Lewis Allen was the first to bring the gospel into the Pike county wilds. Long before any other Christian minister
arrived, we find him holding gospel meetings in "God's first temples," the ancient groves of Detroit
and Montezuma. Five years before Peter Cartwright held his first camp meeting in Pike county (1827) we find this
son of Dinah Boone raising his voice in praise to the Almighty in the Blue river groves and in the log cabins of
the early settlers. He appears to have begun his ministry among the settlements immediately upon his arrival here
in 1822. This was three years before the next preacher (John Garrison), and four years before John Medford, the
first Methodist, Captain Ozias Hale, the missionary Baptist, and Elijah Garrison, great early minister of the Christian
church and son-in-law of the Boone Allens, arrived in the county.

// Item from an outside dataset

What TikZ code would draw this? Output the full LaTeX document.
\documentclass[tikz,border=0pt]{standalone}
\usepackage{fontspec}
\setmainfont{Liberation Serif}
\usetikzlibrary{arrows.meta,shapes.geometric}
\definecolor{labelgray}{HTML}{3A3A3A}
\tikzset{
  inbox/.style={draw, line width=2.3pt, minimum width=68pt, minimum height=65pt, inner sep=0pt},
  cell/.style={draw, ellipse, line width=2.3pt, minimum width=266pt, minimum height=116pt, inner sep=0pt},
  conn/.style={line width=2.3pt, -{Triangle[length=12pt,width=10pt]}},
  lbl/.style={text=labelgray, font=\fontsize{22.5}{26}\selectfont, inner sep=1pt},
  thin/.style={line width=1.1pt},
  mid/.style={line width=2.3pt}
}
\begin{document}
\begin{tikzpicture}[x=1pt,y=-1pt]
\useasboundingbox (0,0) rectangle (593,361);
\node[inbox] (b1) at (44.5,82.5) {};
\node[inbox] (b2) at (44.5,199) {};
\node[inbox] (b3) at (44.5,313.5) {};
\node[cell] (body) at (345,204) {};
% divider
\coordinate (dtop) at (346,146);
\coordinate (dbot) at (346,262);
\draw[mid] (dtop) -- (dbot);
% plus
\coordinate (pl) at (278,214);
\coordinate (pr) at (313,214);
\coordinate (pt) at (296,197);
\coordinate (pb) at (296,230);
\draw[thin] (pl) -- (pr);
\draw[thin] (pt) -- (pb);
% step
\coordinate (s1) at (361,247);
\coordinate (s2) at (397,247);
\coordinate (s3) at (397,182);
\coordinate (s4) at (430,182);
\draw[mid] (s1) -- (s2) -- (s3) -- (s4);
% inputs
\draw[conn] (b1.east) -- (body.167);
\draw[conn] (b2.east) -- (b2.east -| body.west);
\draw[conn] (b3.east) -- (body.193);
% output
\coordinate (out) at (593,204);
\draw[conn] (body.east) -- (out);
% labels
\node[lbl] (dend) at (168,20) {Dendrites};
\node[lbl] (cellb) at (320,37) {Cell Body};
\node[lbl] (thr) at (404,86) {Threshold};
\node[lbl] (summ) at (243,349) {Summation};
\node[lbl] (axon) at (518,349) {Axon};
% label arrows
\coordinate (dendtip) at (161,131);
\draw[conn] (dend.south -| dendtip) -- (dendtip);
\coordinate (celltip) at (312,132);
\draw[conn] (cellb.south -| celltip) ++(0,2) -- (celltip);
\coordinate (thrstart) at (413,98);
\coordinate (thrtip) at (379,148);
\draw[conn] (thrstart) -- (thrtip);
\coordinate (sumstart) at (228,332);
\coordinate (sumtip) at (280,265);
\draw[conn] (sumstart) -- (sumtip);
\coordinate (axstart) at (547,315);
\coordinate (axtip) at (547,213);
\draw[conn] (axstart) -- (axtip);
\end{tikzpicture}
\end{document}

Lewis Allen was a minister of the Baptist church and through him the Baptists may properly lay claim to being the
first to bring the Word into the Pike county wilderness. His preaching, as related by Rebecca Burlend, who heard
him preach on Big Blue in the 1830s, was of "the homeliest sort, but right from the heart, without any pretenses
to puzzle the unwary."
Another pioneer, speaking of these early preachers, said: "The ministers of the gospel of the Savior of the
world hunted us up and preached to what few there were; therefore, we did not degenerate and turn heathen, as any
community will where the sound of the gospel is not heard. I shall not give their names, though sacred in memory,
for they were not after the fleece, but after the flock, because they had but little to say about science and philosophy,
but spoke of purer things."
There appears to have been a strong religious emotion among these early Pike county Boones, even in those who professed
no religion nor espoused any church. Perhaps the religion of the Boones is best expressed by Daniel Boone himself,
in a letter to his sister-in-law, Sarah Boone, wife of his brother Samuel, written October 19, 1816, which reveals
not only the great pioneer's simple faith but also his lack of schoolroom polish and his tragic spelling. In this
letter he says:
"All the Relegan I have to love and fear God beleve in Jeses Christ Don all the good to my Nighbour and my
self that I Can and Do as little harm as I Can help and trust on God's marcy for the rest and I beleve God neve
made a man of my prisepel to be Lost." This revealing letter is quoted from "Biographical Sketch of Daniel
Boone, the Pioneer," by Jesse Proctor Crump, a grandson of Joseph Scholl, Jr., who was a grandson of Daniel
Boone, which sketch was contributed to Mrs. Hazel Atterbury Spraker's book, "The Boone Family," Mrs.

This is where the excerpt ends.